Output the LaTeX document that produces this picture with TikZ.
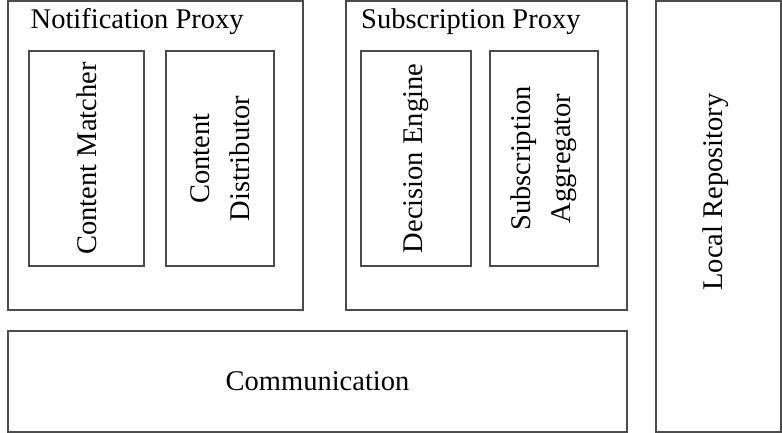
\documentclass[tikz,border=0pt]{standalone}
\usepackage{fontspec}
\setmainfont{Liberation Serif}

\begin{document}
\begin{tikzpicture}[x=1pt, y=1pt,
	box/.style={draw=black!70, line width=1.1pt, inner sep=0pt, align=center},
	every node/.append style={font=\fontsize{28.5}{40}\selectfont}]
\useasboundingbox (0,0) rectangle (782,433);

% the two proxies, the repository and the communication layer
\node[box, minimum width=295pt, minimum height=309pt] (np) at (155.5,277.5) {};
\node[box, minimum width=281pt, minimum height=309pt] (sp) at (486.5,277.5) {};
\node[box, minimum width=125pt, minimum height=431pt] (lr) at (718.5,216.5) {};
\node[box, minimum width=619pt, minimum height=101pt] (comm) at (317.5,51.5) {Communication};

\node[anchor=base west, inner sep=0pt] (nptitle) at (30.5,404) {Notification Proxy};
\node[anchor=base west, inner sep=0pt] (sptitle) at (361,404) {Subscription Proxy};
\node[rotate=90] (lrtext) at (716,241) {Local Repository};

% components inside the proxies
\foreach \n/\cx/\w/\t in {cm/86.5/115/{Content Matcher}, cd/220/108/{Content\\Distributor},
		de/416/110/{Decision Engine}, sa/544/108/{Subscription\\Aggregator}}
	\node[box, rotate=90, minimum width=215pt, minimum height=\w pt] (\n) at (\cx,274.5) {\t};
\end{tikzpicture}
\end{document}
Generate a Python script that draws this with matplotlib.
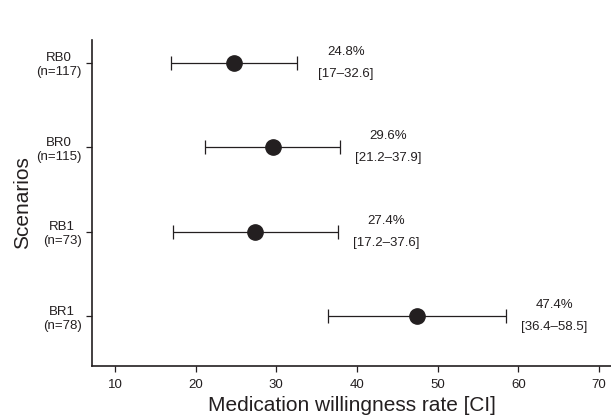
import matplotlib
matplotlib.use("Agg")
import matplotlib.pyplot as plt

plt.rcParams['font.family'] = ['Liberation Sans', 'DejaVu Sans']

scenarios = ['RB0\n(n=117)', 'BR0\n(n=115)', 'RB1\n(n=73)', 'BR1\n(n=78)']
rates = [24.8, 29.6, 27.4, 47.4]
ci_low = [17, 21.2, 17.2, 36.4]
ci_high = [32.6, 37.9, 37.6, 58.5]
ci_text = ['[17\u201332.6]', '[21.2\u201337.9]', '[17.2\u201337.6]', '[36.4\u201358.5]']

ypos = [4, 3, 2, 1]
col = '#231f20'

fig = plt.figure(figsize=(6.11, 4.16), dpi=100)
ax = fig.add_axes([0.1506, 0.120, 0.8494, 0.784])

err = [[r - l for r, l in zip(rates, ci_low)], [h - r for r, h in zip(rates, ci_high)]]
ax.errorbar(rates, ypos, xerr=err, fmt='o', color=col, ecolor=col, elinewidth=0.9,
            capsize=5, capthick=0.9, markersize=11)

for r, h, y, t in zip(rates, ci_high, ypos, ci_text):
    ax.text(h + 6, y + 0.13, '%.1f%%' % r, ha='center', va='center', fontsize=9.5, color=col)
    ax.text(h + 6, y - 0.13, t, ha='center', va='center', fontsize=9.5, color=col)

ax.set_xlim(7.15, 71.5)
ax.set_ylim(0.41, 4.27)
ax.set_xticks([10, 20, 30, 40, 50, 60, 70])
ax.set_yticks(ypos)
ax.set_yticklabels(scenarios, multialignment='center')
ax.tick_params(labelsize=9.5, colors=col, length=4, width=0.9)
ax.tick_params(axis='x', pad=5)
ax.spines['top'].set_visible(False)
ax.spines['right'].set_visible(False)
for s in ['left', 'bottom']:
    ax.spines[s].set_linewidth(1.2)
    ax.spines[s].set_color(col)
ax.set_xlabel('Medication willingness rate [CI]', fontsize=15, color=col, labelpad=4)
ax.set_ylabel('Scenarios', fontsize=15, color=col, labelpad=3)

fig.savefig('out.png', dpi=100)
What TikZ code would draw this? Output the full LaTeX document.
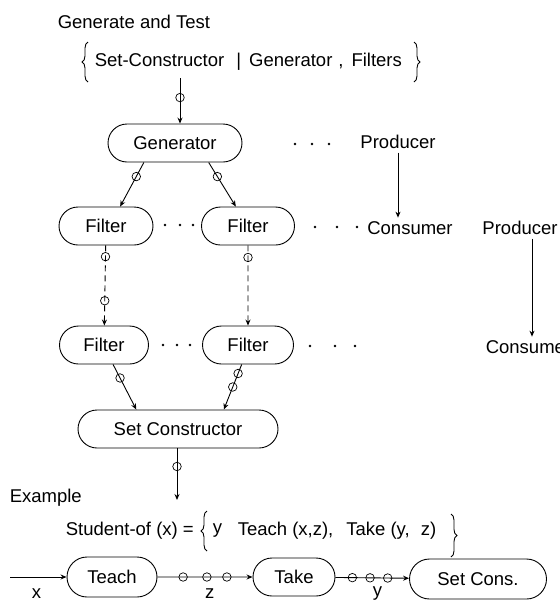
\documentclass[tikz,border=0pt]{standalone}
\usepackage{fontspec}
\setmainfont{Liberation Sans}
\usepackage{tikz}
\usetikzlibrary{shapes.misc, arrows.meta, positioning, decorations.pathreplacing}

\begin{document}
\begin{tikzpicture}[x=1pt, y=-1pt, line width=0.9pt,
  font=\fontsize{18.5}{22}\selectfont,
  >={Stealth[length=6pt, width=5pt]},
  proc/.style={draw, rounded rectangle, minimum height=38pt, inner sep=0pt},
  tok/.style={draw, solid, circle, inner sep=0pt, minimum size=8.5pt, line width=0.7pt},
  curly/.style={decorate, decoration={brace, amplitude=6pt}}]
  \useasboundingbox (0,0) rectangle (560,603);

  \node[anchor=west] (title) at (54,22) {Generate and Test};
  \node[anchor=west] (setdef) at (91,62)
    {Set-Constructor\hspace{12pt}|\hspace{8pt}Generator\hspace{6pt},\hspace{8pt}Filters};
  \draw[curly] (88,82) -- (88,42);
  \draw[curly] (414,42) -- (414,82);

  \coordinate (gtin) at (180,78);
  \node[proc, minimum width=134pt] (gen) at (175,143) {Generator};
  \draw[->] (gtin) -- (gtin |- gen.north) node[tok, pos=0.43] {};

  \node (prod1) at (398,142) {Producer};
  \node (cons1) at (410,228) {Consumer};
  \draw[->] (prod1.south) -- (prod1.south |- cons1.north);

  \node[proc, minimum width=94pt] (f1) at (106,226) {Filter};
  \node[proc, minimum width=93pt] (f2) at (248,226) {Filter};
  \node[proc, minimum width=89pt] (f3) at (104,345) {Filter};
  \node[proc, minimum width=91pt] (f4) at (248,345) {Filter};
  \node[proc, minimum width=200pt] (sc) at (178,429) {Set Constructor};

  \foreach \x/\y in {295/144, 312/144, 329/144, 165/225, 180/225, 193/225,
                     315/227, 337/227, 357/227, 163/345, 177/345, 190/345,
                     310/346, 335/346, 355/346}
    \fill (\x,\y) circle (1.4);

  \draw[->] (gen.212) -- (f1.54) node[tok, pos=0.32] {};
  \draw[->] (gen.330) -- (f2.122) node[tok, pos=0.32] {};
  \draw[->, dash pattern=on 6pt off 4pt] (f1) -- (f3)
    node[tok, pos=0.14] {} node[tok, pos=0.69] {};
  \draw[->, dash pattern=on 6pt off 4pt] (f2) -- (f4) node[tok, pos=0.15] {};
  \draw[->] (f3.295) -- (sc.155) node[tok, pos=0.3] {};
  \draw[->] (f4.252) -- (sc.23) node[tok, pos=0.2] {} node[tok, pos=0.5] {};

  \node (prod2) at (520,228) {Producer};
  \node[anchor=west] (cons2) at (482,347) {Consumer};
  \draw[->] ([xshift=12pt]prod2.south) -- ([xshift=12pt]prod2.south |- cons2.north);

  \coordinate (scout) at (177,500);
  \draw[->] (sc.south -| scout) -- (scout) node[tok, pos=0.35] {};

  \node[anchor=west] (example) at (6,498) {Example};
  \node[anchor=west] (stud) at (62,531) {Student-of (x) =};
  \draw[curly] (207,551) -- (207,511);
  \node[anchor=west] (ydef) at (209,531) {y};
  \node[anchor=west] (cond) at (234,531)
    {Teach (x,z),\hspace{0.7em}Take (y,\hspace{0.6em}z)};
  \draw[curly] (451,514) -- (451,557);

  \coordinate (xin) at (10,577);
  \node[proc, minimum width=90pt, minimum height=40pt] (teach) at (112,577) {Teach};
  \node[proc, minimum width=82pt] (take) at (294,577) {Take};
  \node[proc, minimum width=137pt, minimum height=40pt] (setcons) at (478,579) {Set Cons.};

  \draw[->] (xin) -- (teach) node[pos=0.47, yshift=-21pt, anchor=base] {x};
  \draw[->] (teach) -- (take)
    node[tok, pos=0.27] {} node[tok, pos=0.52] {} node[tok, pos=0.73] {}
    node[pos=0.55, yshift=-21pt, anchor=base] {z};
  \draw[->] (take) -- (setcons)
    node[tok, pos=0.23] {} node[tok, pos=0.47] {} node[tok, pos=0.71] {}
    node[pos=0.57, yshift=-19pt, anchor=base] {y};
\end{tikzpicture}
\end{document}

-- -- --

STATED TASK:
Reproduce nothing but the lines from the one with "Generate a Python" to the one with "capsize=5, capthick=0.9, markersize=11)", both lines included, and keep every picture out of the copy.

CORRECT RESULT:
Generate a Python script that draws this with matplotlib.
import matplotlib
matplotlib.use("Agg")
import matplotlib.pyplot as plt

plt.rcParams['font.family'] = ['Liberation Sans', 'DejaVu Sans']

scenarios = ['RB0\n(n=117)', 'BR0\n(n=115)', 'RB1\n(n=73)', 'BR1\n(n=78)']
rates = [24.8, 29.6, 27.4, 47.4]
ci_low = [17, 21.2, 17.2, 36.4]
ci_high = [32.6, 37.9, 37.6, 58.5]
ci_text = ['[17\u201332.6]', '[21.2\u201337.9]', '[17.2\u201337.6]', '[36.4\u201358.5]']

ypos = [4, 3, 2, 1]
col = '#231f20'

fig = plt.figure(figsize=(6.11, 4.16), dpi=100)
ax = fig.add_axes([0.1506, 0.120, 0.8494, 0.784])

err = [[r - l for r, l in zip(rates, ci_low)], [h - r for r, h in zip(rates, ci_high)]]
ax.errorbar(rates, ypos, xerr=err, fmt='o', color=col, ecolor=col, elinewidth=0.9,
            capsize=5, capthick=0.9, markersize=11)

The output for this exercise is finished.